Written problem » All of the lines below are to be printed again exactly; images are excluded from the output.

-- start --

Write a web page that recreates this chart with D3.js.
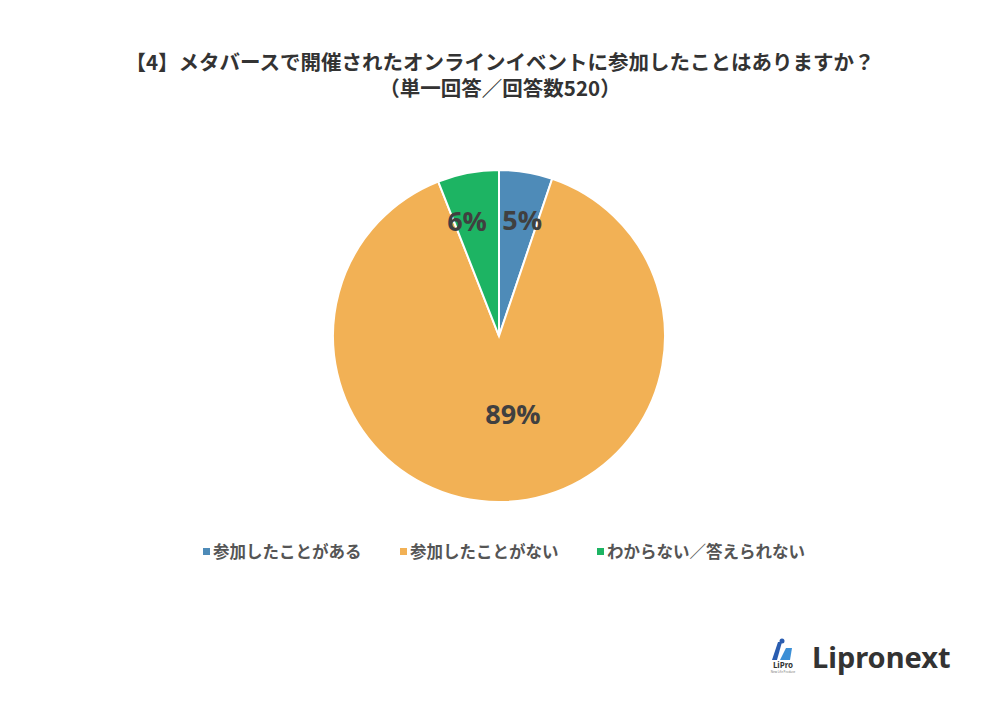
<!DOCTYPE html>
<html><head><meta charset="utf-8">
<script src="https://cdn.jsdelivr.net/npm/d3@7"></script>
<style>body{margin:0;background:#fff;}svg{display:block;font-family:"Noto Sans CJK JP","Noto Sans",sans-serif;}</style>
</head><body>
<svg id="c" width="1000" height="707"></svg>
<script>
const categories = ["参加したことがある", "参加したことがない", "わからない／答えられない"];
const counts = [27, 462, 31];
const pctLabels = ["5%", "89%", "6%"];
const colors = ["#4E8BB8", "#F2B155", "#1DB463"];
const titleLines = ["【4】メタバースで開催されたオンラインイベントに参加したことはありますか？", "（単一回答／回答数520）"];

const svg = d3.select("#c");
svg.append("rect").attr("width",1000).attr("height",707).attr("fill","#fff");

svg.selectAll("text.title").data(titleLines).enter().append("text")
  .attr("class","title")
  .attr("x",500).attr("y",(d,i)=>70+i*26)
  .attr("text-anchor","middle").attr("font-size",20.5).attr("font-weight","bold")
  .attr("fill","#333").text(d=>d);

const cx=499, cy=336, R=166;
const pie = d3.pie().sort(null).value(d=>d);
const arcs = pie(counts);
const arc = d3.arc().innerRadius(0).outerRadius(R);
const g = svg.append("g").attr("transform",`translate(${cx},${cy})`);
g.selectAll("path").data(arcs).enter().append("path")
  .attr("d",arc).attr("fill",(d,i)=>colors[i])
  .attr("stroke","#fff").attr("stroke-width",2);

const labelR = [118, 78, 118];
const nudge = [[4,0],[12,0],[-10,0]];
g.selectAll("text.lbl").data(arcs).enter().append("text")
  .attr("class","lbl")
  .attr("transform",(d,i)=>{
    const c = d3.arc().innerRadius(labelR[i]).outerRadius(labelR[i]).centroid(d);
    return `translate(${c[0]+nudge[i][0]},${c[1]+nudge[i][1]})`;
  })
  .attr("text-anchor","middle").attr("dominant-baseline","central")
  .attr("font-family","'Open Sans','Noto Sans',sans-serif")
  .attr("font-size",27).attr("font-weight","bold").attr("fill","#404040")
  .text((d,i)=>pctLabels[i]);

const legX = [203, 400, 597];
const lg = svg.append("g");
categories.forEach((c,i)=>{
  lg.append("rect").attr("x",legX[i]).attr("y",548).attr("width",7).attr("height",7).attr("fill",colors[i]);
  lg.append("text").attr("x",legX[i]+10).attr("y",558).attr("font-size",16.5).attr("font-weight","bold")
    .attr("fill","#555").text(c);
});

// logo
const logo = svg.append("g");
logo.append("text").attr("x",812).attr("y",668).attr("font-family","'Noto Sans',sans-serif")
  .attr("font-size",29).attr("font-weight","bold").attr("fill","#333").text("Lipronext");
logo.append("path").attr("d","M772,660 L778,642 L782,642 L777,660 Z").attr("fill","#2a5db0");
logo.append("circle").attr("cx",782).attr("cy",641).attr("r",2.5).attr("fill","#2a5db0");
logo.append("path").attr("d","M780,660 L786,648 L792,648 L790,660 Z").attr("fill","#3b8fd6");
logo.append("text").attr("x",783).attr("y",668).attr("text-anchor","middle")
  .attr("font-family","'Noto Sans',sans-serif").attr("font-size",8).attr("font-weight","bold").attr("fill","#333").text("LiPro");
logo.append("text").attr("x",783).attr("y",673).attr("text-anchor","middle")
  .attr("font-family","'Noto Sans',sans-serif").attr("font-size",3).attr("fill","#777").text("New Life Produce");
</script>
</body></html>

-- end --

Solution below »
Write a web page that recreates this chart with D3.js.
<!DOCTYPE html>
<html><head><meta charset="utf-8">
<script src="https://cdn.jsdelivr.net/npm/d3@7"></script>
<style>body{margin:0;background:#fff;}svg{display:block;font-family:"Noto Sans CJK JP","Noto Sans",sans-serif;}</style>
</head><body>
<svg id="c" width="1000" height="707"></svg>
<script>
const categories = ["参加したことがある", "参加したことがない", "わからない／答えられない"];
const counts = [27, 462, 31];
const pctLabels = ["5%", "89%", "6%"];
const colors = ["#4E8BB8", "#F2B155", "#1DB463"];
const titleLines = ["【4】メタバースで開催されたオンラインイベントに参加したことはありますか？", "（単一回答／回答数520）"];

const svg = d3.select("#c");
svg.append("rect").attr("width",1000).attr("height",707).attr("fill","#fff");

svg.selectAll("text.title").data(titleLines).enter().append("text")
  .attr("class","title")
  .attr("x",500).attr("y",(d,i)=>70+i*26)
  .attr("text-anchor","middle").attr("font-size",20.5).attr("font-weight","bold")
  .attr("fill","#333").text(d=>d);

const cx=499, cy=336, R=166;
const pie = d3.pie().sort(null).value(d=>d);
const arcs = pie(counts);
const arc = d3.arc().innerRadius(0).outerRadius(R);
const g = svg.append("g").attr("transform",`translate(${cx},${cy})`);
g.selectAll("path").data(arcs).enter().append("path")
  .attr("d",arc).attr("fill",(d,i)=>colors[i])
  .attr("stroke","#fff").attr("stroke-width",2);

const labelR = [118, 78, 118];
const nudge = [[4,0],[12,0],[-10,0]];
g.selectAll("text.lbl").data(arcs).enter().append("text")
  .attr("class","lbl")
  .attr("transform",(d,i)=>{
    const c = d3.arc().innerRadius(labelR[i]).outerRadius(labelR[i]).centroid(d);
    return `translate(${c[0]+nudge[i][0]},${c[1]+nudge[i][1]})`;
  })
  .attr("text-anchor","middle").attr("dominant-baseline","central")
  .attr("font-family","'Open Sans','Noto Sans',sans-serif")
  .attr("font-size",27).attr("font-weight","bold").attr("fill","#404040")
  .text((d,i)=>pctLabels[i]);

const legX = [203, 400, 597];
const lg = svg.append("g");
categories.forEach((c,i)=>{
  lg.append("rect").attr("x",legX[i]).attr("y",548).attr("width",7).attr("height",7).attr("fill",colors[i]);
  lg.append("text").attr("x",legX[i]+10).attr("y",558).attr("font-size",16.5).attr("font-weight","bold")
    .attr("fill","#555").text(c);
});

// logo
const logo = svg.append("g");
logo.append("text").attr("x",812).attr("y",668).attr("font-family","'Noto Sans',sans-serif")
  .attr("font-size",29).attr("font-weight","bold").attr("fill","#333").text("Lipronext");
logo.append("path").attr("d","M772,660 L778,642 L782,642 L777,660 Z").attr("fill","#2a5db0");
logo.append("circle").attr("cx",782).attr("cy",641).attr("r",2.5).attr("fill","#2a5db0");
logo.append("path").attr("d","M780,660 L786,648 L792,648 L790,660 Z").attr("fill","#3b8fd6");
logo.append("text").attr("x",783).attr("y",668).attr("text-anchor","middle")
  .attr("font-family","'Noto Sans',sans-serif").attr("font-size",8).attr("font-weight","bold").attr("fill","#333").text("LiPro");
logo.append("text").attr("x",783).attr("y",673).attr("text-anchor","middle")
  .attr("font-family","'Noto Sans',sans-serif").attr("font-size",3).attr("fill","#777").text("New Life Produce");
</script>
</body></html>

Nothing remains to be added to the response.